Simply great! Colombard is perfect for picnics and patios

COLOMBAR is not considered to be one of the so-called noble grape varieties, but man can it make for a good drink. Few would argue that it could rival fine Chardonnay and Chenin for complexity and class, but it can be a delightful white wine when originating from healthy vineyards and entrusted to a winemaker willing and able to coax the best from it.
Generally speaking, Colombar – or Colombard with a ‘d’ as the French and a few of the South African producers prefer to spell it – is quaffing stuff, particularly well suited to being enjoyed well chilled and served outdoors on a sunny day. In years past, the name of the variety was seldom included in the name of the wines made from it, and it was often used together with other varieties as a component for simple white blends.
Andre Bruwer of Bon Courage Estate between Robertson and Bonnievale was one of the first winemakers to proudly state ‘Colombard’ on a wine label and today Jacques Bruwer – who took over the winemaking from his pa quite a while back – makes one of the country’s top examples. The Nuy Winery outside Worcester produces a dry as well as a semi-sweet Colombar, both priced at only R30 a bottle, whereas the off-dry Bon Courage Andre’s Fame Colombard another good-value white at just R32pb – very fruity and, with the recently-released 2012, also characterised by a hint of petillance. “Lively,” as the cellarmaster puts it.
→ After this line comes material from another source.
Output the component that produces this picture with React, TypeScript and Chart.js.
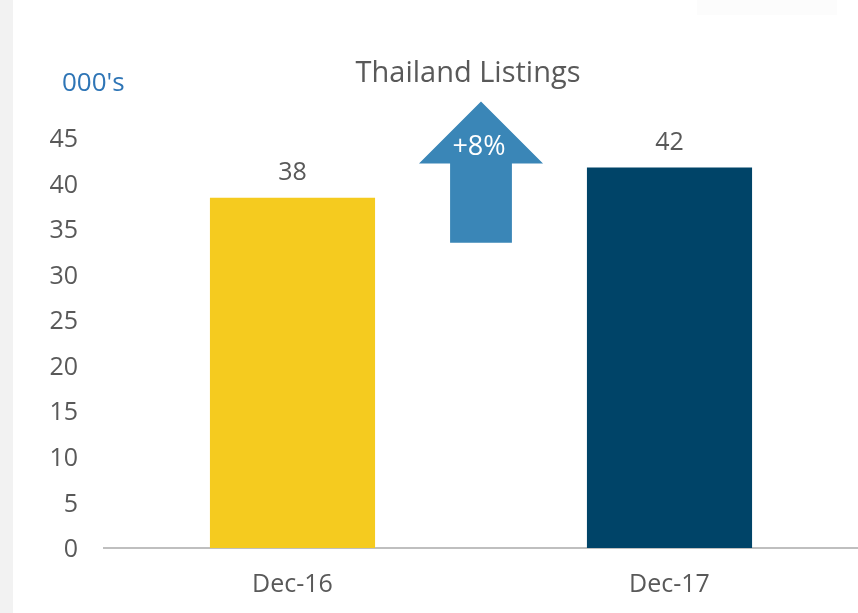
import React, { useEffect, useRef } from "react";
import { Chart, registerables } from "chart.js";

Chart.register(...registerables);

const categories = ["Dec-16", "Dec-17"];
const listings = [38.45, 41.75];
const barColors = ["#F5CB1F", "#004468"];
const yTicks = [0, 5, 10, 15, 20, 25, 30, 35, 40, 45];
const titleText = "Thailand Listings";
const unitText = "000's";
const changeText = "+8%";
// arrow geometry in data units (x in category index, y in axis value)
const arrowX = [0.5];
const arrowTipValue = [49.0];
const arrowHeadBaseValue = [42.2];
const arrowBottomValue = [33.5];
const arrowHeadHalf = [0.1645];
const arrowShaftHalf = [0.082];
const arrowTextValue = [43.1];

const FONT = "'Open Sans', sans-serif";
const GREY = "#595959";

const overlayPlugin = {
  id: "overlay",
  afterDatasetsDraw(chart: any) {
    const ctx = chart.ctx;
    const xs = chart.scales.x;
    const ys = chart.scales.y;
    ctx.save();
    // data labels
    const meta = chart.getDatasetMeta(0);
    ctx.fillStyle = GREY;
    ctx.font = `25px ${FONT}`;
    ctx.textAlign = "center";
    ctx.textBaseline = "alphabetic";
    meta.data.forEach((bar: any, i: number) => {
      ctx.fillText(String(Math.round(listings[i])), bar.x, bar.y - 18);
    });
    // arrow
    const cx = xs.getPixelForValue(arrowX[0]);
    const hw = xs.getPixelForValue(arrowX[0] + arrowHeadHalf[0]) - cx;
    const sw = xs.getPixelForValue(arrowX[0] + arrowShaftHalf[0]) - cx;
    const yTip = ys.getPixelForValue(arrowTipValue[0]);
    const yBase = ys.getPixelForValue(arrowHeadBaseValue[0]);
    const yBot = ys.getPixelForValue(arrowBottomValue[0]);
    ctx.fillStyle = "#3A86B7";
    ctx.beginPath();
    ctx.moveTo(cx, yTip);
    ctx.lineTo(cx + hw, yBase);
    ctx.lineTo(cx + sw, yBase);
    ctx.lineTo(cx + sw, yBot);
    ctx.lineTo(cx - sw, yBot);
    ctx.lineTo(cx - sw, yBase);
    ctx.lineTo(cx - hw, yBase);
    ctx.closePath();
    ctx.fill();
    ctx.fillStyle = "#ffffff";
    ctx.font = `27px ${FONT}`;
    ctx.fillText(changeText, cx - 2, ys.getPixelForValue(arrowTextValue[0]));
    // title
    ctx.fillStyle = GREY;
    ctx.font = `29px ${FONT}`;
    ctx.fillText(titleText, 468, 82);
    // unit
    ctx.fillStyle = "#2E75B6";
    ctx.font = `26px ${FONT}`;
    ctx.textAlign = "left";
    ctx.fillText(unitText, 62, 91);
    ctx.restore();
  },
};

export default function App() {
  const ref = useRef<HTMLCanvasElement>(null);
  useEffect(() => {
    document.body.style.margin = "0";
    const chart = new Chart(ref.current!, {
      type: "bar",
      data: {
        labels: categories,
        datasets: [
          {
            data: listings,
            backgroundColor: barColors,
            categoryPercentage: 1,
            barPercentage: 0.438,
          },
        ],
      },
      options: {
        animation: false,
        responsive: false,
        layout: { padding: { top: 138, left: 0, right: 0, bottom: 0 } },
        plugins: { legend: { display: false }, tooltip: { enabled: false }, title: { display: false } },
        scales: {
          x: {
            grid: { display: false, drawTicks: false },
            border: { display: true, color: "#BFBFBF", width: 2 },
            ticks: { color: GREY, font: { family: FONT, size: 25 }, padding: 22 },
            afterFit(scale: any) {
              scale.height = 65;
            },
          },
          y: {
            min: 0,
            max: 45,
            grid: { display: false, drawTicks: false },
            border: { display: false },
            afterBuildTicks(scale: any) {
              scale.ticks = yTicks.map((v) => ({ value: v }));
            },
            ticks: { color: GREY, font: { family: FONT, size: 25 }, padding: 26, labelOffset: 2 },
            afterFit(scale: any) {
              scale.width = 104;
            },
          },
        },
      },
      plugins: [overlayPlugin],
    });
    return () => chart.destroy();
  }, []);
  return (
    <div style={{ position: "relative", width: 858, height: 613, background: "#ffffff", overflow: "hidden" }}>
      <canvas ref={ref} width={858} height={613} style={{ position: "absolute", left: 0, top: 0 }} />
      <div style={{ position: "absolute", left: 0, top: 0, width: 13, height: 613, background: "#F2F2F2" }} />
      <div style={{ position: "absolute", left: 697, top: 0, width: 140, height: 15, background: "#FCFCFC" }} />
    </div>
  );
}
According to Jacques Bruwer, the 2012 Andre’s Fame exhibits fresh, exuberant aromas and an invigorating palate. “The concentrated guava and pineapple fruitiness on the nose spills over onto the palate… Full of flavour, yet light and lively… A lovely patio wine – best consumed in its youth… Lingering fruity after-taste… Ideal with seafood and lightly spiced meats.”

The 2011 vintage of this niche wine from Bon Courage still makes for good drinking, but when compared with the 2012 it’s proof that by and large SA Colombar should be consumed in the year that it was made.